Cette possibilité est précisément celle qui doit réellement inquiéter les banques centrales aujourd’hui. C’est un scénario qui est assez cohérent avec ce qui se passe actuellement et il pourrait remettre profondément en cause la crédibilité de la banque centrale. Pour le dire simplement, la crédibilité des banques centrales est sapée parce que les gens croient qu’elles ont perdu leur capacité (plutôt que leur volonté) à assurer leur mission et il y a vraiment très peu de choses que les banques centrales puissent faire pour la retrouver en raison de la borne inférieure zéro. C’est ce qui devrait donner des cauchemars aux banques centrales. Bizarrement elles semblent rester quiètes.
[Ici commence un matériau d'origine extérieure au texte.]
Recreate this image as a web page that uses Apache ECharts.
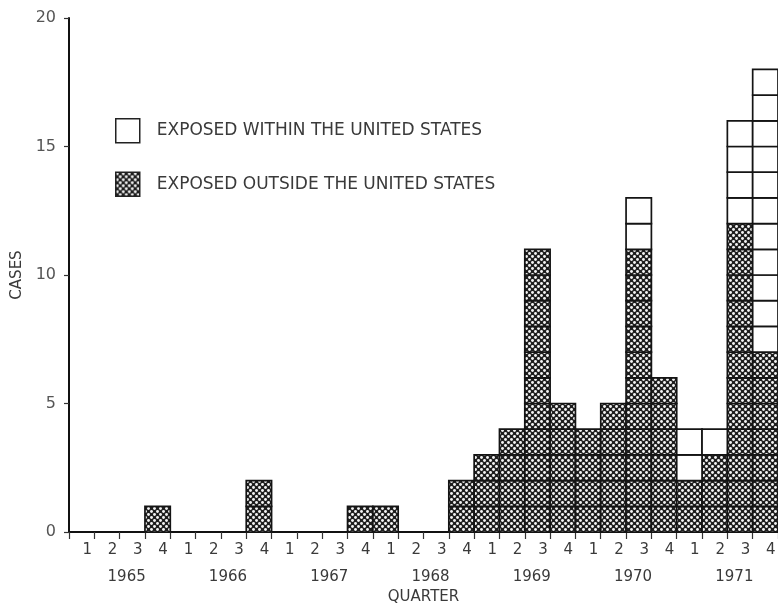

(1) La résistance aux réductions des salaires nominaux peut aussi atténuer le basculement dans la récession et ainsi donner du temps pour que ces effets positifs surviennent. Cependant la résistance à la baisse des salaires nominaux ne signifie pas que l’équilibre de borne inférieure zéro ne surviendra jamais. Dans l’article à propos duquel j’ai parlé dans ce billet, c’est la raison pour laquelle cet équilibre est associé à un chômage élevé. »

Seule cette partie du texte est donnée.